Over at Milk and Cookies, perhaps you would like to help me choose a travel mug?

I’m Voting For Feeties

I am mystified by the latest notice that came home from school with William. Today is Pajama Day, and I understand the first part of the instructions: “Remember pajamas need to be school-appropriate.” I am a LITTLE cranky that they are reminding me of something so obvious, but I am SURE (as in, “absolutely 100% sure, no need to convince me of it as if I were denying it, though feel free to give amusing examples”) that ALL school personnel have LONG SINCE stopped saying ANY sentence that begins “Surely any reasonable parent…,” and that the sentence about appropriateness is indeed warranted. Though it does seem as if a parent who would send a child to school in, say, just boxer shorts and socks, or in a satin cami and satin shorts with “SEXY” on the buns, would need more than a general sentence about appropriateness to point out to them that their choices were the ones being referred to as inappropriate.
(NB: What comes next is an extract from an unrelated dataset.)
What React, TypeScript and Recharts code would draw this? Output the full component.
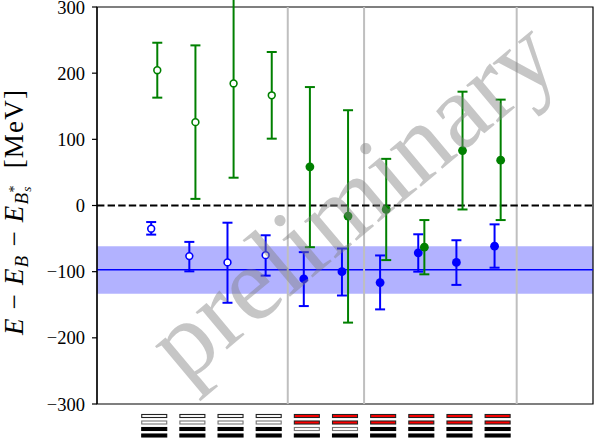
import React from 'react';
import {
  ComposedChart,
  Scatter,
  XAxis,
  YAxis,
  ErrorBar,
  ReferenceLine,
  ReferenceArea,
} from 'recharts';

// ---- data ----
const categories = [0, 1, 2, 3, 4, 5, 6, 7, 8, 9];
const openMarker = [true, true, true, true, false, false, false, false, false, false];

const greenValue = [204.5, 126, 184.5, 166.5, 58.5, -16, -6, -63, 83, 68.5];
const greenUpper = [246, 242, 327, 232, 179, 144, 70.5, -22, 172, 160];
const greenLower = [163, 10, 42, 101, -63, -177, -82.5, -104, -6, -22];

const blueValue = [-35, -76.5, -86, -75, -111, -100, -116.5, -71.5, -86, -61.5];
const blueUpper = [-25, -55, -26, -45, -70.5, -65, -75.5, -43.5, -52.5, -28.5];
const blueLower = [-44, -99.5, -147, -106, -152, -136, -157, -100, -120, -94];

const fitCentral = -97;
const fitLower = -133.5;
const fitUpper = -61.5;

const separators = [3.5, 5.5, 9.5];
const yTicks = [-300, -200, -100, 0, 100, 200, 300];

// icon rows per category: 'empty' | 'gray' | 'red' | 'black'
const iconRow1 = ['empty', 'empty', 'empty', 'empty', 'red', 'red', 'red', 'red', 'red', 'red'];
const iconRow2 = ['gray', 'gray', 'gray', 'gray', 'red', 'red', 'red', 'red', 'red', 'red'];
const iconRow3 = ['black', 'black', 'black', 'black', 'gray', 'gray', 'black', 'black', 'black', 'black'];
const iconRow4 = ['black', 'black', 'black', 'black', 'black', 'black', 'black', 'black', 'black', 'black'];

const GREEN = '#008000';
const BLUE = '#0000ff';
const SERIF = '"Liberation Serif", "DejaVu Serif", serif';

const greenData = categories.map((c, i) => ({
  x: c + 0.08,
  y: greenValue[i],
  err: [greenValue[i] - greenLower[i], greenUpper[i] - greenValue[i]],
  open: openMarker[i],
}));
const blueData = categories.map((c, i) => ({
  x: c - 0.08,
  y: blueValue[i],
  err: [blueValue[i] - blueLower[i], blueUpper[i] - blueValue[i]],
  open: openMarker[i],
}));

const makeShape = (color: string) => (props: any) => {
  const { cx, cy, payload } = props;
  if (cx == null || cy == null) return <g />;
  if (payload && payload.open) {
    return <circle cx={cx} cy={cy} r={3.4} fill="#ffffff" stroke={color} strokeWidth={1.6} />;
  }
  return <circle cx={cx} cy={cy} r={4.4} fill={color} stroke="none" />;
};

const rowStyle = (kind: string) => {
  switch (kind) {
    case 'empty':
      return { fill: '#ffffff', stroke: '#222222' };
    case 'gray':
      return { fill: '#ffffff', stroke: '#777777' };
    case 'red':
      return { fill: '#ff0000', stroke: '#222222' };
    default:
      return { fill: '#000000', stroke: '#000000' };
  }
};

const IconTick = (props: any) => {
  const { x, payload } = props;
  const i = Math.round(payload.value);
  if (i < 0 || i >= categories.length) return <g />;
  const rows = [iconRow1[i], iconRow2[i], iconRow3[i], iconRow4[i]];
  const tops = [414.5, 421, 427.5, 434];
  return (
    <g>
      {rows.map((k, r) => {
        const s = rowStyle(k);
        return (
          <rect
            key={r}
            x={x - 12.5}
            y={tops[r]}
            width={25}
            height={3}
            fill={s.fill}
            stroke={s.stroke}
            strokeWidth={1.1}
          />
        );
      })}
    </g>
  );
};

const fmt = (v: number) => (v < 0 ? `\u2212${Math.abs(v)}` : `${v}`);

export default function App() {
  return (
    <div style={{ position: 'absolute', left: 0, top: 0, width: 598, height: 442, background: '#ffffff' }}>
      <ComposedChart width={598} height={442} margin={{ top: 7, right: 5, bottom: 0, left: 0 }}>
        <XAxis
          type="number"
          dataKey="x"
          domain={[-1.5, 11.5]}
          ticks={categories}
          interval={0}
          tick={<IconTick />}
          tickLine={false}
          axisLine={false}
          height={38}
          allowDataOverflow
        />
        <YAxis
          type="number"
          dataKey="y"
          domain={[-300, 300]}
          ticks={yTicks}
          interval={0}
          width={97}
          tickSize={5}
          tickMargin={7}
          tickFormatter={fmt}
          tick={{ fill: '#000000', fontSize: 18.5, fontFamily: SERIF }}
          axisLine={{ stroke: '#000000', strokeWidth: 1.2 }}
          tickLine={{ stroke: '#000000', strokeWidth: 1.2 }}
          allowDataOverflow
        />
        <ReferenceArea y1={fitLower} y2={fitUpper} x1={-1.5} x2={11.5} fill={BLUE} fillOpacity={0.3} stroke="none" />
        <ReferenceLine y={fitCentral} stroke={BLUE} strokeWidth={1.5} />
        {separators.map((s) => (
          <ReferenceLine key={s} x={s} stroke="#bfbfbf" strokeWidth={2} />
        ))}
        <ReferenceLine y={0} stroke="#000000" strokeWidth={2.2} strokeDasharray="7.4 3.2" />
        <Scatter data={blueData} fill={BLUE} isAnimationActive={false} shape={makeShape(BLUE)}>
          <ErrorBar dataKey="err" direction="y" width={5} stroke={BLUE} strokeWidth={2} />
        </Scatter>
        <Scatter data={greenData} fill={GREEN} isAnimationActive={false} shape={makeShape(GREEN)}>
          <ErrorBar dataKey="err" direction="y" width={5} stroke={GREEN} strokeWidth={2} />
        </Scatter>
        <ReferenceArea x1={-1.5} x2={11.5} y1={-300} y2={300} fill="none" stroke="#000000" strokeWidth={1.2} />
      </ComposedChart>
      <svg
        width={598}
        height={442}
        style={{ position: 'absolute', left: 0, top: 0, pointerEvents: 'none' }}
      >
        <text
          transform="translate(23 212) rotate(-90)"
          textAnchor="middle"
          fontFamily={SERIF}
          fontSize={27}
          letterSpacing={1.2}
          fill="#000000"
        >
          <tspan fontStyle="italic">E</tspan>
          <tspan>{'\u00a0\u2212\u00a0'}</tspan>
          <tspan fontStyle="italic">E</tspan>
          <tspan fontStyle="italic" fontSize={19} dy={5}>B</tspan>
          <tspan dy={-5}>{'\u00a0\u2212\u00a0'}</tspan>
          <tspan fontStyle="italic">E</tspan>
          <tspan fontStyle="italic" fontSize={19} dy={5}>B</tspan>
          <tspan fontStyle="italic" fontSize={13} dy={3}>s</tspan>
          <tspan fontSize={14} dx={-7} dy={-12}>*</tspan>
          <tspan dy={4}>{'\u00a0\u00a0[MeV]'}</tspan>
        </text>
        <text
          transform="translate(374 226) rotate(-40)"
          textAnchor="middle"
          fontFamily={SERIF}
          fontSize={106}
          fill="#808080"
          fillOpacity={0.45}
        >
          preliminary
        </text>
      </svg>
    </div>
  );
}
Anyway, the next sentence is the one that mystifies me: it is italicized, and it reads “They may not be the ones you wear to bed.” Well, clearly! I mean, we all have at least ONE pair of pajamas we never wear to bed!

I don’t think the school is actually telling me that the children must wear pajamas to school that are not pajamas they’ve ever slept in. I think it’s a badly-phrased sentence, and that the school is trying to say one or two of the following things:

1. “It is okay to wear pajama-like clothing that is not in fact pajamas—such as sweat pants or yoga pants and a t-shirt.” They mean “might” instead of “may”—though even changing that word wouldn’t make the sentence clear enough.

2. “They should not be the pajamas you slept in the night before.” They might be trying to avoid children rolling out of bed and coming to school as-is.

Anyway, William is right now trying to decide if he’s going to wear sweatpants and a t-shirt, or if his popularity is stable enough to risk the feetie pajamas.